**WHAT YOU ARE ASKED TO DO**: Write out the material again word for word, dropping any images it holds.

**INFORMATION SHOWN**:

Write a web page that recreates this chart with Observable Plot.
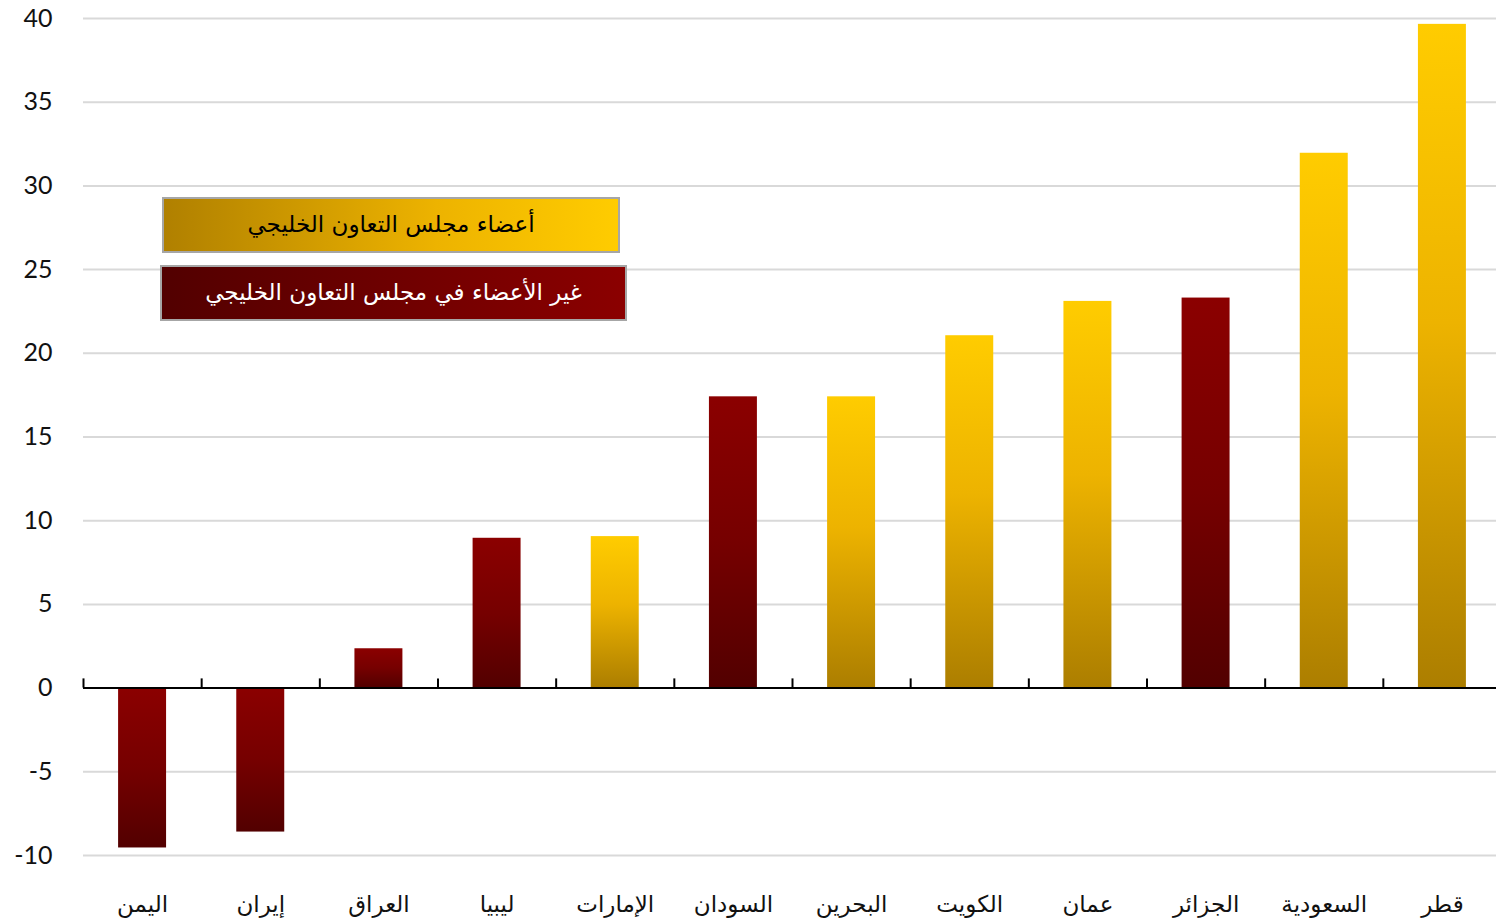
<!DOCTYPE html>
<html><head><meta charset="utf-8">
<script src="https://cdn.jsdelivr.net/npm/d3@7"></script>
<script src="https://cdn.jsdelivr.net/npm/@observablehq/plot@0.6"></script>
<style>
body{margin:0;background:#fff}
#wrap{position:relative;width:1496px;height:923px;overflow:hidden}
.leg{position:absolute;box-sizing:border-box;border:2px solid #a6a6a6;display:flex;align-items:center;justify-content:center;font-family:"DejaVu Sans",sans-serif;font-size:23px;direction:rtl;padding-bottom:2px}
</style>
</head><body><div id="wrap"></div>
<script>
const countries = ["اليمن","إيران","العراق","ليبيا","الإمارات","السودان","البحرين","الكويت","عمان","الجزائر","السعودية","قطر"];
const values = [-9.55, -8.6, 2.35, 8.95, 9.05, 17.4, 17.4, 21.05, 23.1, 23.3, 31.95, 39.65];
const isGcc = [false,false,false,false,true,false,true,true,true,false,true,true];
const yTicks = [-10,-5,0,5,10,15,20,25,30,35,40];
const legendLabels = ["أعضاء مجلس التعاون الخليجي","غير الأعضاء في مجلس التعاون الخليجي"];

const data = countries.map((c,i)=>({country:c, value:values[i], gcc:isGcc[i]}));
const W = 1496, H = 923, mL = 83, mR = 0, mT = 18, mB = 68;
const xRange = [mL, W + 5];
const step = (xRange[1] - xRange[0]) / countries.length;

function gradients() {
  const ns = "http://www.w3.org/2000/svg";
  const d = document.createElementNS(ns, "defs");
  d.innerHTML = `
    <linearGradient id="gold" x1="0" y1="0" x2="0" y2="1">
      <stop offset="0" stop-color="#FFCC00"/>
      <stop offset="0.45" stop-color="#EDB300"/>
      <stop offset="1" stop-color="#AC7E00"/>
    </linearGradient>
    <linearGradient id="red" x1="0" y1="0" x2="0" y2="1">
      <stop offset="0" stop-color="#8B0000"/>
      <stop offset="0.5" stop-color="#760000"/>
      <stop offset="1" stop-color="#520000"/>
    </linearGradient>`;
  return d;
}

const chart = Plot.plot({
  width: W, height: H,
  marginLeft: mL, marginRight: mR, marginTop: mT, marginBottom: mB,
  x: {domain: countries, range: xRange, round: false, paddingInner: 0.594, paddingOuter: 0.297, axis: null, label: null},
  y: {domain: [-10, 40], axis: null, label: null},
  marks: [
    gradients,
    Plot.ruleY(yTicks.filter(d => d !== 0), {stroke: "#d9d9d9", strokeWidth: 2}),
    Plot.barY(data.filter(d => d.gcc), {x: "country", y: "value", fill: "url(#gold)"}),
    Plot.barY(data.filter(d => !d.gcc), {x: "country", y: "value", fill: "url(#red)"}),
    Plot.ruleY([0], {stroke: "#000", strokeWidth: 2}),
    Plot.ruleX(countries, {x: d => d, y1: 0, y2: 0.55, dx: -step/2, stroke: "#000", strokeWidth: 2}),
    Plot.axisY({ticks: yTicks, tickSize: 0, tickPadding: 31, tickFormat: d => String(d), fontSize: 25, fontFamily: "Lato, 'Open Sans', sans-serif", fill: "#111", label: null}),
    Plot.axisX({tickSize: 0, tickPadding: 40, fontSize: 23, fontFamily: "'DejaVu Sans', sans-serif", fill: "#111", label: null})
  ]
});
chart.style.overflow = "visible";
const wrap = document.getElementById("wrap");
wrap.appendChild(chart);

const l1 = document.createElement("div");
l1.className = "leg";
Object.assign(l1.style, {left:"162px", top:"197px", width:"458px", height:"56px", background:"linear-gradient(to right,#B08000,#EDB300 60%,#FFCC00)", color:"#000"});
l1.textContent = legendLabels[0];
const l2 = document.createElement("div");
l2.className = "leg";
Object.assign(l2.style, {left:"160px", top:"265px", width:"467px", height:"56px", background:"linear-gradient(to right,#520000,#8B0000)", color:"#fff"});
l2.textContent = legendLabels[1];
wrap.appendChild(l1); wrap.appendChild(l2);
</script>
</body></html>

**THE REPLY**:
Write a web page that recreates this chart with Observable Plot.
<!DOCTYPE html>
<html><head><meta charset="utf-8">
<script src="https://cdn.jsdelivr.net/npm/d3@7"></script>
<script src="https://cdn.jsdelivr.net/npm/@observablehq/plot@0.6"></script>
<style>
body{margin:0;background:#fff}
#wrap{position:relative;width:1496px;height:923px;overflow:hidden}
.leg{position:absolute;box-sizing:border-box;border:2px solid #a6a6a6;display:flex;align-items:center;justify-content:center;font-family:"DejaVu Sans",sans-serif;font-size:23px;direction:rtl;padding-bottom:2px}
</style>
</head><body><div id="wrap"></div>
<script>
const countries = ["اليمن","إيران","العراق","ليبيا","الإمارات","السودان","البحرين","الكويت","عمان","الجزائر","السعودية","قطر"];
const values = [-9.55, -8.6, 2.35, 8.95, 9.05, 17.4, 17.4, 21.05, 23.1, 23.3, 31.95, 39.65];
const isGcc = [false,false,false,false,true,false,true,true,true,false,true,true];
const yTicks = [-10,-5,0,5,10,15,20,25,30,35,40];
const legendLabels = ["أعضاء مجلس التعاون الخليجي","غير الأعضاء في مجلس التعاون الخليجي"];

const data = countries.map((c,i)=>({country:c, value:values[i], gcc:isGcc[i]}));
const W = 1496, H = 923, mL = 83, mR = 0, mT = 18, mB = 68;
const xRange = [mL, W + 5];
const step = (xRange[1] - xRange[0]) / countries.length;

function gradients() {
  const ns = "http://www.w3.org/2000/svg";
  const d = document.createElementNS(ns, "defs");
  d.innerHTML = `
    <linearGradient id="gold" x1="0" y1="0" x2="0" y2="1">
      <stop offset="0" stop-color="#FFCC00"/>
      <stop offset="0.45" stop-color="#EDB300"/>
      <stop offset="1" stop-color="#AC7E00"/>
    </linearGradient>
    <linearGradient id="red" x1="0" y1="0" x2="0" y2="1">
      <stop offset="0" stop-color="#8B0000"/>
      <stop offset="0.5" stop-color="#760000"/>
      <stop offset="1" stop-color="#520000"/>
    </linearGradient>`;
  return d;
}

const chart = Plot.plot({
  width: W, height: H,
  marginLeft: mL, marginRight: mR, marginTop: mT, marginBottom: mB,
  x: {domain: countries, range: xRange, round: false, paddingInner: 0.594, paddingOuter: 0.297, axis: null, label: null},
  y: {domain: [-10, 40], axis: null, label: null},
  marks: [
    gradients,
    Plot.ruleY(yTicks.filter(d => d !== 0), {stroke: "#d9d9d9", strokeWidth: 2}),
    Plot.barY(data.filter(d => d.gcc), {x: "country", y: "value", fill: "url(#gold)"}),
    Plot.barY(data.filter(d => !d.gcc), {x: "country", y: "value", fill: "url(#red)"}),
    Plot.ruleY([0], {stroke: "#000", strokeWidth: 2}),
    Plot.ruleX(countries, {x: d => d, y1: 0, y2: 0.55, dx: -step/2, stroke: "#000", strokeWidth: 2}),
    Plot.axisY({ticks: yTicks, tickSize: 0, tickPadding: 31, tickFormat: d => String(d), fontSize: 25, fontFamily: "Lato, 'Open Sans', sans-serif", fill: "#111", label: null}),
    Plot.axisX({tickSize: 0, tickPadding: 40, fontSize: 23, fontFamily: "'DejaVu Sans', sans-serif", fill: "#111", label: null})
  ]
});
chart.style.overflow = "visible";
const wrap = document.getElementById("wrap");
wrap.appendChild(chart);

const l1 = document.createElement("div");
l1.className = "leg";
Object.assign(l1.style, {left:"162px", top:"197px", width:"458px", height:"56px", background:"linear-gradient(to right,#B08000,#EDB300 60%,#FFCC00)", color:"#000"});
l1.textContent = legendLabels[0];
const l2 = document.createElement("div");
l2.className = "leg";
Object.assign(l2.style, {left:"160px", top:"265px", width:"467px", height:"56px", background:"linear-gradient(to right,#520000,#8B0000)", color:"#fff"});
l2.textContent = legendLabels[1];
wrap.appendChild(l1); wrap.appendChild(l2);
</script>
</body></html>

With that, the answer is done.